George Bernard Shaw (1856–1950), Irish playwright

Marriage, a market which has nothing free but the entrance.

Michel de Montaigne (1533–1592), French writer

The chief cause of unhappiness in married life is that people think that marriage is sex attraction which takes the form of promises and hopes and happiness – a view supported by public opinion and by literature. But marriage cannot cause happiness. Instead, it is always torture, which man has to pay for satisfying his sex urge.

Leo Tolstoy (1828–1910), Russian novelist

Spouses are impediments to great enterprises.

Francis Bacon (1561–1626), British philosopher

By all means marry; if you get a good wife, you’ll be happy. If you get a bad one, you’ll become a philosopher.

Socrates (469–399 BC), Greek philosopher

If you are afraid of loneliness, do not marry.

Anton Chekhov (1860–1904), Russian playwright

If they only married when they fell in love, most people would die unwed.

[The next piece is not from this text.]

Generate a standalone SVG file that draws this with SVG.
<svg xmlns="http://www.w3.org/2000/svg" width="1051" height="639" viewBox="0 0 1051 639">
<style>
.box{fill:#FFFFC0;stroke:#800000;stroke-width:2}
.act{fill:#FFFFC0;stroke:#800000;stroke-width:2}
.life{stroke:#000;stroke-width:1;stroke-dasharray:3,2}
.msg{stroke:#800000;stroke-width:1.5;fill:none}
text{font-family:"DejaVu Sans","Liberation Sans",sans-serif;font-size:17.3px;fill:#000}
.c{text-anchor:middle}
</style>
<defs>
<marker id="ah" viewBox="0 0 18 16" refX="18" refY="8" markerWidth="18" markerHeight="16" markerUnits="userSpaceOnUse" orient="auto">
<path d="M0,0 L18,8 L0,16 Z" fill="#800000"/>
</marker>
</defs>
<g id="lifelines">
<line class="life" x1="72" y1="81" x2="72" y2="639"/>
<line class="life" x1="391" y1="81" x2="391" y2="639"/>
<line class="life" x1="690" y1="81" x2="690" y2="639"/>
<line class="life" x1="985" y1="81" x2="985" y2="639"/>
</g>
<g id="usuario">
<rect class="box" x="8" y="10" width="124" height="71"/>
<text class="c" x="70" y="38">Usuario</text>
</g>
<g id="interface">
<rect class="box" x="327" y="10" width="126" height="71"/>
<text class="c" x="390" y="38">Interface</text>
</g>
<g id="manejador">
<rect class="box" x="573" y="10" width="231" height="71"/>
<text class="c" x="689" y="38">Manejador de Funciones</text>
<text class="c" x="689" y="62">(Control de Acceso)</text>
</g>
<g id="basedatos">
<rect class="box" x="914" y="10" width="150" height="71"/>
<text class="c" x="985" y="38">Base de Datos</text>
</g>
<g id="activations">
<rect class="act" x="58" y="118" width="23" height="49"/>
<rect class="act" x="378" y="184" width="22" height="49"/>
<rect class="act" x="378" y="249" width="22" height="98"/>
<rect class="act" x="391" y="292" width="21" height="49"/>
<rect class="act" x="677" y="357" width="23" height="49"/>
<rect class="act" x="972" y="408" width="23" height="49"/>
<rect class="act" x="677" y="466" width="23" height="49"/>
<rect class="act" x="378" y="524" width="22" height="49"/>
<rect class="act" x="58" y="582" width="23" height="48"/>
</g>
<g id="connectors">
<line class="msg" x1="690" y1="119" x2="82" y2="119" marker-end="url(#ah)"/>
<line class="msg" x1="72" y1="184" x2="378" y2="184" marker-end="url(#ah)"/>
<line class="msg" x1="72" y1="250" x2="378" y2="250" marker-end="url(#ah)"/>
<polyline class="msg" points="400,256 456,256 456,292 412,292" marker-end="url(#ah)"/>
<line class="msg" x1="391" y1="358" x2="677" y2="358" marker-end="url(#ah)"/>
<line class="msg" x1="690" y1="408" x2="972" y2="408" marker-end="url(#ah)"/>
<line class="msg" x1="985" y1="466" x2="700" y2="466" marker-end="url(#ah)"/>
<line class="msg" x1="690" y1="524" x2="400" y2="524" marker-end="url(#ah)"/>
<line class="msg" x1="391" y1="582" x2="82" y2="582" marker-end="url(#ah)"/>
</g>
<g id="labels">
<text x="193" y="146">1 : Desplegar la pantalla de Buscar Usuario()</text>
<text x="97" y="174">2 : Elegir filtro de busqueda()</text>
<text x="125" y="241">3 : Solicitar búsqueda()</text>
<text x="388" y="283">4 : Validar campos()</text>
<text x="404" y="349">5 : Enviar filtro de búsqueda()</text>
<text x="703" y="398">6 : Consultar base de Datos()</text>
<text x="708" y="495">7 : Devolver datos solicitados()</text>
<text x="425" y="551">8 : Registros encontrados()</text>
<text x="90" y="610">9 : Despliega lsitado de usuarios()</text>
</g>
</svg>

Robert Louis Stevenson (1850–1894), British writer

David and I ate Dover sole, Kimberley ate Mr Blunkett.

Petronella Wyatt, British journalist, describing the lunch when she was introduced to David Blunkett, Labour politician, and Kimberley Quinn, with whom he had an affair

Lust will curdle like milk if you don’t keep using it up.

Anon

You know that look that women have when they want to have sex? Me neither.

Steve Martin, American actor

I felt like an animal, and animals don’t know sin, do they?

Jess C. Scott, American novelist

Let’s face it, when an attractive but aloof man comes along, there are some of us who offer to shine his shoes with our underpants.

Lynda Barry, American cartoonist and writer

My schoolmates would make love to anything that moved, but I never saw any reason to limit myself.